Дедушка Юра имеет несколько юбилейных наград, но никогда их не надевает и не считает себя ветераном войны.
Дедушка Юра тоже был учителем, в той же школе, что и Бабушка Лора. Он вел младшие классы, а также географию в старших. Но из-за болезни Дедушка Юра рано вышел на пенсию. Дедушка Юра страдал эпилепсией. Я был свидетелем нескольких его припадков. Первый меня потряс. Дедушка Юра бился на полу и вытягивал вверх руку, а потом отчаянно скреб пальцами шею и грудь. Изо рта у него текла пенистая слюна. Потом все стало более привычно, хотя казалось чем-то стыдным.
Болезнь Дедушки Юры стала для меня первым семейным «скелетом в шкафу». Об этом все знали, но никто никогда не говорил.
Дедушка Юра среднего роста, чуть ниже Бабушки Лоры. В чертах его лица видны отголоски татаро-монгольского ига.
Вечерами Дедушка Юра много и медленно читал. За книгу он брался после ужина, ритуально вымыв над тазом руки. Помню его благоговейное, молитвенное отношение к каждой перевернутой странице.
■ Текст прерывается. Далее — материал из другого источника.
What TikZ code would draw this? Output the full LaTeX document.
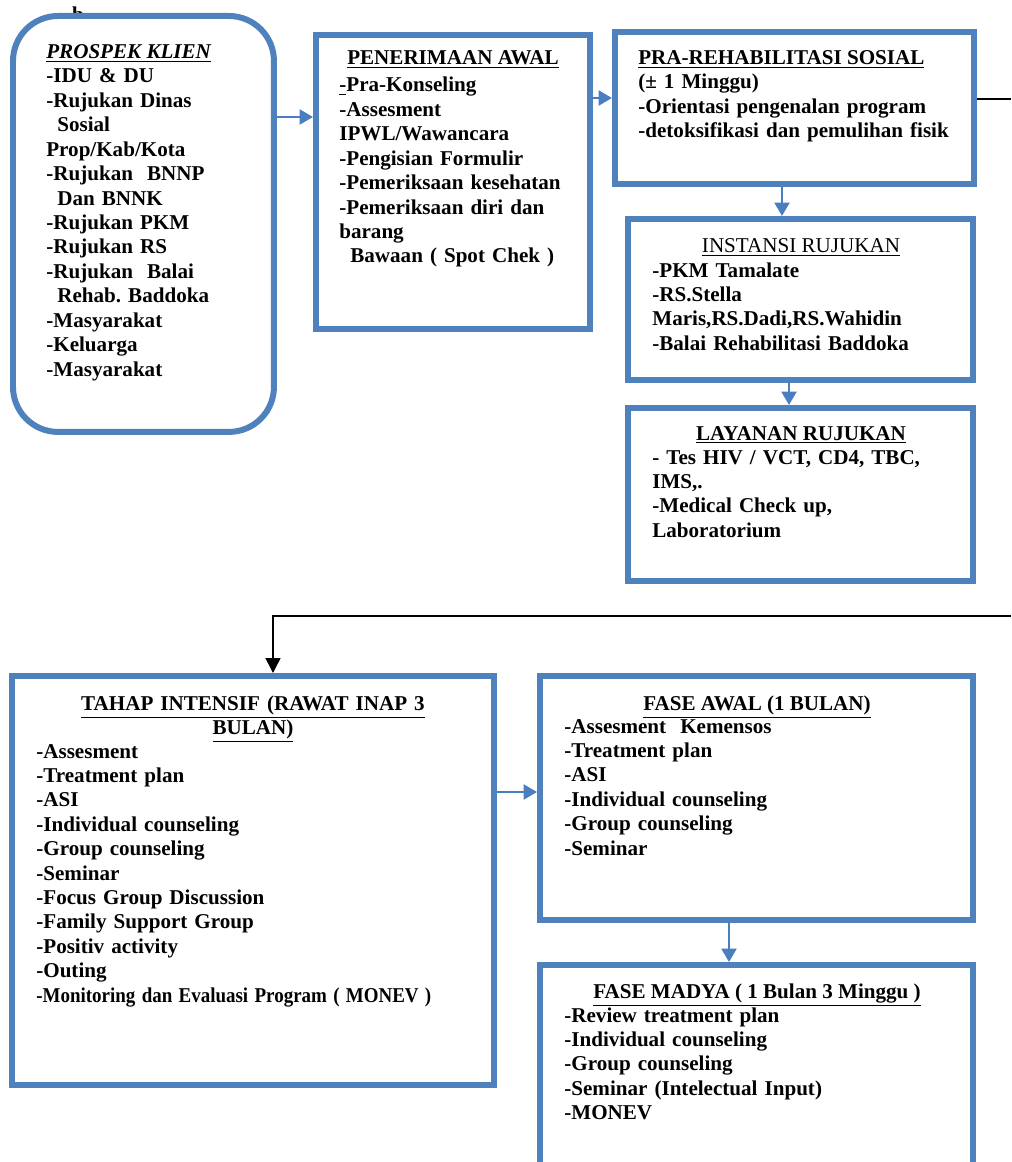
\documentclass[tikz,border=0pt]{standalone}
\usepackage{fontspec}
\usepackage{graphicx}
\setmainfont{Liberation Serif}
\usetikzlibrary{arrows.meta}
\frenchspacing

\definecolor{garis}{RGB}{79,129,189}
\definecolor{panah}{RGB}{74,126,192}

\begin{document}
\begin{tikzpicture}[x=0.02cm,y=-0.02cm,
	kotak/.style={draw=garis,line width=0.12cm,fill=white,inner sep=0pt,anchor=north west},
	isi/.style={inner sep=0pt,text width=#1,align=left,anchor=base west,
		font=\fontsize{12pt}{13.9pt}\selectfont\bfseries},
	judul/.style={inner sep=0pt,anchor=base,font=\fontsize{12pt}{13.9pt}\selectfont\bfseries},
	alir/.style={draw=panah,line width=0.052cm,-{Triangle[length=0.27cm,width=0.3cm]}},
	hitam/.style={draw=black,line width=0.03cm}]

\def\mundur{\hspace*{0.22cm}}

\useasboundingbox (0,0) rectangle (1011,1162);
\clip (0,0) rectangle (1011,1162);

% potongan huruf di tepi atas
\node[inner sep=0pt,anchor=north,font=\fontsize{12pt}{14pt}\selectfont\bfseries] (sisa) at (78,7) {b};

% kotak-kotak
\node[kotak,rounded corners=0.9cm,minimum width=5.22cm,minimum height=8.32cm] (klien) at (10,13) {};
\node[kotak,minimum width=5.48cm,minimum height=5.88cm] (terima) at (313,32) {};
\node[kotak,minimum width=7.18cm,minimum height=3.04cm] (pra) at (612,29) {};
\node[kotak,minimum width=6.9cm,minimum height=3.22cm] (instansi) at (625,216) {};
\node[kotak,minimum width=6.9cm,minimum height=3.46cm] (layanan) at (625,405) {};
\node[kotak,minimum width=9.64cm,minimum height=8.18cm] (tahap) at (9,673) {};
\node[kotak,minimum width=8.66cm,minimum height=4.88cm] (awal) at (537,673) {};
\node[kotak,minimum width=8.66cm,minimum height=4.8cm] (madya) at (537,962) {};

% PROSPEK KLIEN
\node[judul,anchor=base west,font=\fontsize{12pt}{13.9pt}\selectfont\bfseries\itshape] (klien-j) at (46,59)
	{\underline{PROSPEK KLIEN}};
\node[isi=4.6cm] (klien-t) at (46,83) {-IDU \& DU\\
-Rujukan Dinas\\
\mundur Sosial\\
Prop/Kab/Kota\\
-Rujukan\ \ BNNP\\
\mundur Dan BNNK\\
-Rujukan PKM\\
-Rujukan RS\\
-Rujukan\ \ Balai\\
\mundur Rehab. Baddoka\\
-Masyarakat\\
-Keluarga\\
-Masyarakat};

% PENERIMAAN AWAL
\node[judul] (terima-j) at (453,65) {\underline{PENERIMAAN AWAL}};
\node[isi=5cm] (terima-t) at (339,92) {\underline{-}Pra-Konseling\\
-Assesment\\
IPWL/Wawancara\\
-Pengisian Formulir\\
-Pemeriksaan kesehatan\\
-Pemeriksaan diri dan\\
barang\\
\mundur Bawaan ( Spot Chek )};

% PRA-REHABILITASI
\node[judul,anchor=base west] (pra-j) at (638,65) {\underline{PRA-REHABILITASI SOSIAL}};
\node[isi=6.8cm] (pra-t) at (638,89) {(\textpm\ 1 Minggu)\\
-Orientasi pengenalan program\\
-detoksifikasi dan pemulihan fisik};

% INSTANSI RUJUKAN
\node[judul,font=\fontsize{12pt}{13.9pt}\selectfont] (instansi-j) at (801,253) {\underline{INSTANSI RUJUKAN}};
\node[isi=6.4cm] (instansi-t) at (652,277) {-PKM Tamalate\\
-RS.Stella\\
Maris,RS.Dadi,RS.Wahidin\\
-Balai Rehabilitasi Baddoka};

% LAYANAN RUJUKAN
\node[judul] (layanan-j) at (801,440) {\underline{LAYANAN RUJUKAN}};
\node[isi=6.4cm] (layanan-t) at (652,464) {- Tes HIV / VCT, CD4, TBC,\\
IMS,.\\
-Medical Check up,\\
Laboratorium};

% TAHAP INTENSIF
\node[judul,text width=9cm,align=center] (tahap-j) at (253,710)
	{\underline{TAHAP INTENSIF (RAWAT INAP 3}\\\underline{BULAN)}};
\node[isi=9cm] (tahap-t) at (36,758) {-Assesment\\
-Treatment plan\\
-ASI\\
-Individual counseling\\
-Group counseling\\
-Seminar\\
-Focus Group Discussion\\
-Family Support Group\\
-Positiv activity\\
-Outing\\
\scalebox{0.9}[1]{-Monitoring dan Evaluasi Program ( MONEV )}};

% FASE AWAL
\node[judul] (awal-j) at (757,710) {\underline{FASE AWAL (1 BULAN)}};
\node[isi=8cm] (awal-t) at (564,733) {-Assesment\ \ Kemensos\\
-Treatment plan\\
-ASI\\
-Individual counseling\\
-Group counseling\\
-Seminar};

% FASE MADYA
\node[judul] (madya-j) at (757,998) {\underline{FASE MADYA ( 1 Bulan 3 Minggu )}};
\node[isi=8cm] (madya-t) at (564,1022) {-Review treatment plan\\
-Individual counseling\\
-Group counseling\\
-Seminar (Intelectual Input)\\
-MONEV};

% panah biru
\draw[alir] (klien.east |- 0,117) -- (terima.west |- 0,117);
\draw[alir] (terima.east |- 0,98) -- (pra.west |- 0,98);
\draw[alir] (pra.south -| 782,0) -- (instansi.north -| 782,0);
\draw[alir] (instansi.south -| 789,0) -- (layanan.north -| 789,0);
\draw[alir] (tahap.east |- 0,792) -- (awal.west |- 0,792);
\draw[alir] (awal.south -| 729,0) -- (madya.north -| 729,0);

% garis hitam
\coordinate (tepi1) at (1011,99);
\coordinate (tepi2) at (1011,616);
\coordinate (belok) at (273,616);
\draw[hitam] (pra.east |- tepi1) -- (tepi1);
\draw[hitam,-{Triangle[length=0.3cm,width=0.3cm]}] (tepi2) -- (belok) -- (belok |- tahap.north);

\end{tikzpicture}
\end{document}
Понравившиеся места Дедушка Юра торжественно зачитывал вслух, не заботясь о том, слышит его кто-нибудь или нет.
Когда Бабушка Лора умерла, он не уставал повторять: «Ничего на свете нет хуже одиночества». Потом его забрал в Брянск сын, дядя Саша. Там он вскоре скончался. Одиночество его съело.
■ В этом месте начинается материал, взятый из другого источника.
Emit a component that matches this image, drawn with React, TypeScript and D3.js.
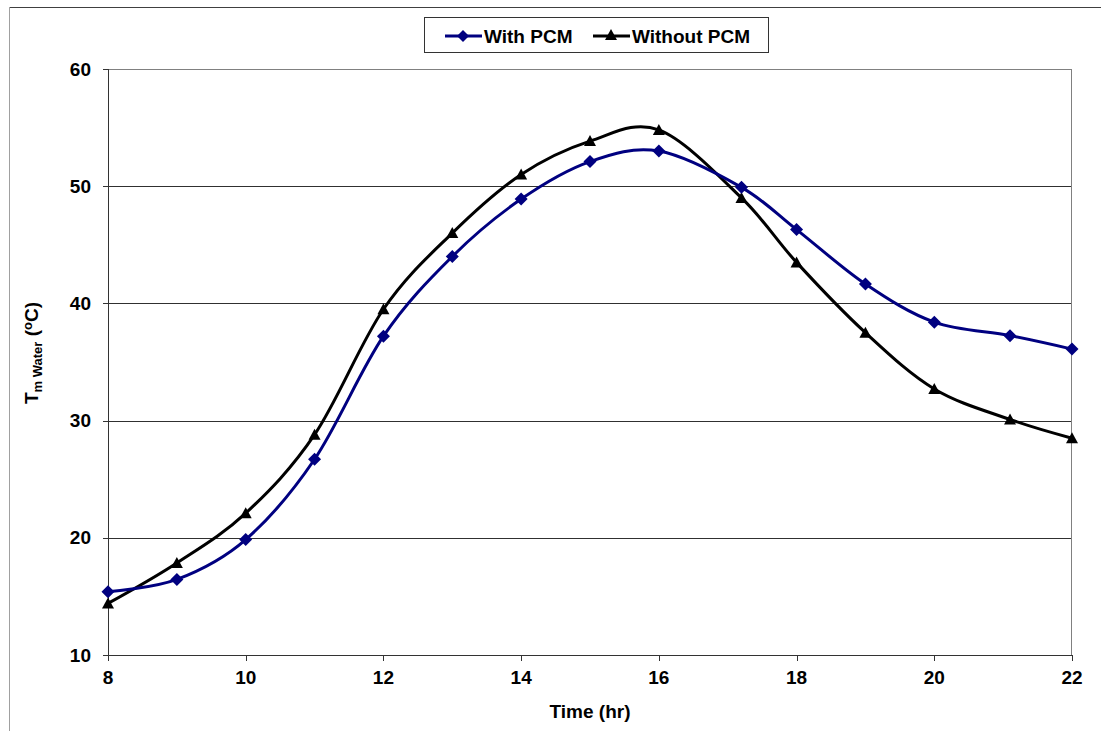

Перелистывая страницу книги, я иногда вспоминаю Дедушку Юру.
С каждым годом внешне я все больше похож на него. От него же у меня мелкий педантизм в быту и склонность к размеренной, упорядоченной жизни.
На военную службу я попал в Германию и своими глазами убедился, какие прекрасные там дороги.
А вот и поезд!
Я снова отвлекся и пропустил его появление из леса.
Люди теснятся к краю платформы. Места хватит всем, в будние дни вагоны почти пустые. Мы распределяем наш багаж. Багажа у нас всегда очень много: два чемодана с вещами и множество всяких мешков и сумок. В Москву мы везем огромное количество разных плодов и варений, битой птицы, сала и яиц. Мне досадно оттого, что у нас столько мешков. Особенно нелепой мне кажется перевозка яблок, лука, фасоли и тому подобных ненужных громоздких вещей.
В очереди к такси на Киевском вокзале я буду стоять в стороне и делать вид, что вся эта поклажа не имеет ко мне никакого отношения. Но приходится терпеть, мне всего десять лет и путешествовать налегке и без родителей я стану еще очень не скоро.
Мы заранее прощаемся с Дедушкой Володей.
Дедушка Володя крепко, но небольно жмет мне руку. Вернее, слово «жмет» в отношении к нему кажется неуместным. Просто его рука на некоторое время тесно и бережно охватывает мою ладонь, слегка встряхивает, а потом отпускает.
По прибытии в Москву я напишу два почти одинаковых письма о том, как мы доехали. Во-первых, потому что позвонить здесь некуда. А во-вторых, я знаю, что наши письма не выбрасывают и перечитывают по нескольку раз.